**WHAT YOU NEED TO DO**
Leaving the pictures out, print the lines from the first line of the listing through the line containing "(0,0) rectangle (945,998);", exactly as they read, and no others.

**DATA EXCERPT**

=-=-=-=-=

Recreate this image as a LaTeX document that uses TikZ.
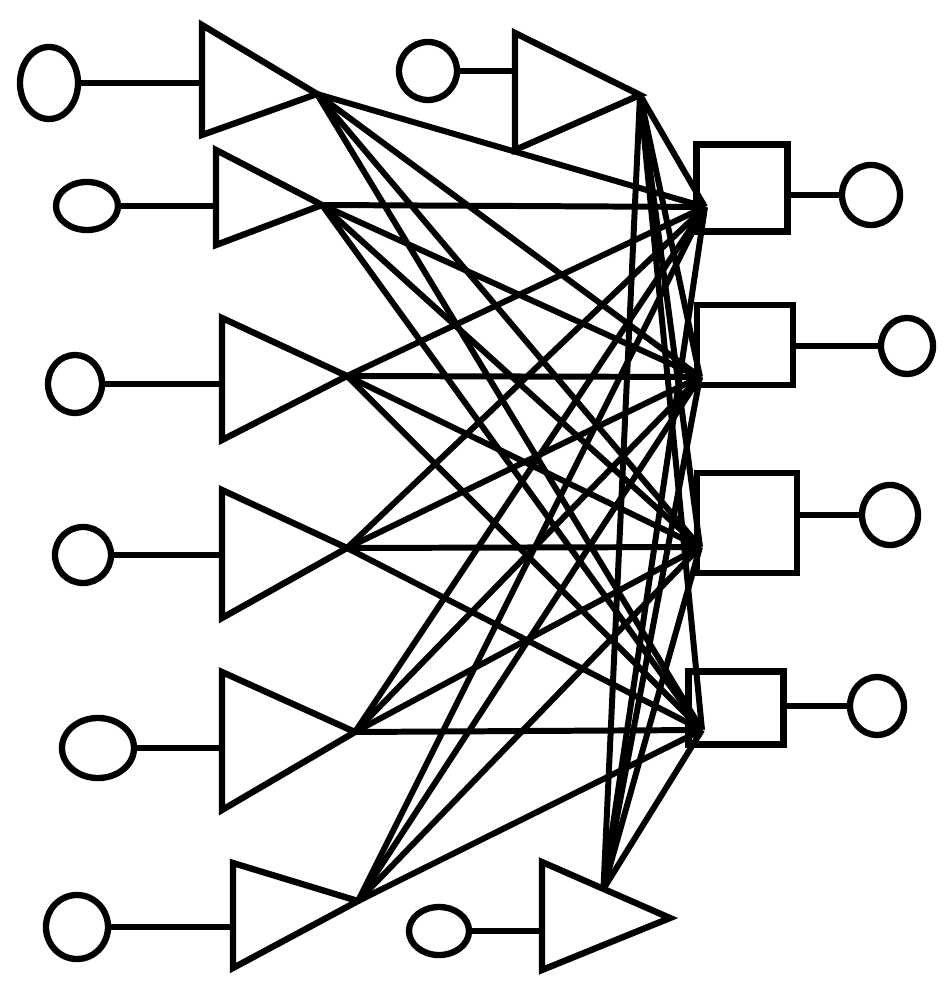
\documentclass[tikz,border=0pt]{standalone}
\usepackage{tikz}
\usetikzlibrary{positioning}
\usetikzlibrary{shapes.geometric}
\usetikzlibrary{calc}

\begin{document}
\begin{tikzpicture}[x=0.01cm, y=-0.01cm, line width=1.8pt,
        port/.style={draw, ellipse, inner sep=0pt, outer sep=0pt},
        unit/.style={draw, rectangle, inner sep=0pt, outer sep=0pt},
        wire/.style={line width=1.7pt}]
        \useasboundingbox (0,0) rectangle (945,998);

        % left column: source -> amplifier
        \foreach \n/\ex/\ey/\rx/\ry/\lx/\ty/\by/\tx/\tty in {
                1/49/83/0.58/0.72/202/25/135/317/94,
                2/87/206/0.62/0.48/216/150/245/322/205,
                3/75/384/0.54/0.58/222/318/440/347/376,
                4/83/555/0.56/0.56/222/490/618/347/548,
                5/98/748/0.72/0.60/222/672/810/355/732,
                6/77/927/0.62/0.64/233/863/968/358/901}
        {
                \node [port, minimum width=\rx cm, minimum height=\ry cm] (src\n) at (\ex,\ey) {};
                \coordinate (in\n) at (\lx,\ey);
                \coordinate (amp\n) at (\tx,\tty);
                \draw (\lx,\ty) -- (amp\n) -- (\lx,\by) -- cycle;
                \draw (src\n) -- (in\n);
        }

        % top and bottom amplifiers in the middle
        \node [port, minimum width=0.58cm, minimum height=0.58cm] (srctop) at (428,71) {};
        \coordinate (ampt) at (640,95);
        \draw (515,33) -- (ampt) -- (515,150) -- cycle;
        \draw (srctop) -- (515,71);

        \node [port, minimum width=0.60cm, minimum height=0.48cm] (srcbot) at (439,931) {};
        \coordinate (ampb) at (670,918);
        \draw (542,862) -- (ampb) -- (542,970) -- cycle;
        \draw (srcbot) -- (542,931);
        \coordinate (hub) at ($(542,862)!0.48!(ampb)$);

        % right column: receiver boxes -> loads
        \foreach \n/\bx/\by/\w/\h/\ox/\oy/\rx/\ry/\px/\py in {
                1/742/188/0.91/0.87/871/195/0.58/0.60/705/207,
                2/745/345/0.96/0.80/907/346/0.52/0.56/700/377,
                3/747/523/1.00/1.00/890/515/0.56/0.60/700/547,
                4/736/708/0.95/0.73/877/706/0.54/0.58/702/730}
        {
                \node [unit, minimum width=\w cm, minimum height=\h cm] (box\n) at (\bx,\by) {};
                \node [port, minimum width=\rx cm, minimum height=\ry cm] (load\n) at (\ox,\oy) {};
                \draw (box\n.east |- load\n) -- (load\n);
                \coordinate (rx\n) at (\px,\py);
        }

        % every amplifier feeds every box
        \foreach \a in {amp1,amp2,amp3,amp4,amp5,amp6,ampt,hub}
                \foreach \b in {rx1,rx2,rx3,rx4}
                        \draw [wire] (\a) -- (\b);
        \draw [wire] (ampt) -- (hub);

\end{tikzpicture}
\end{document}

=-=-=-=-=

**EXERCISE ANSWER**
Recreate this image as a LaTeX document that uses TikZ.
\documentclass[tikz,border=0pt]{standalone}
\usepackage{tikz}
\usetikzlibrary{positioning}
\usetikzlibrary{shapes.geometric}
\usetikzlibrary{calc}

\begin{document}
\begin{tikzpicture}[x=0.01cm, y=-0.01cm, line width=1.8pt,
        port/.style={draw, ellipse, inner sep=0pt, outer sep=0pt},
        unit/.style={draw, rectangle, inner sep=0pt, outer sep=0pt},
        wire/.style={line width=1.7pt}]
        \useasboundingbox (0,0) rectangle (945,998);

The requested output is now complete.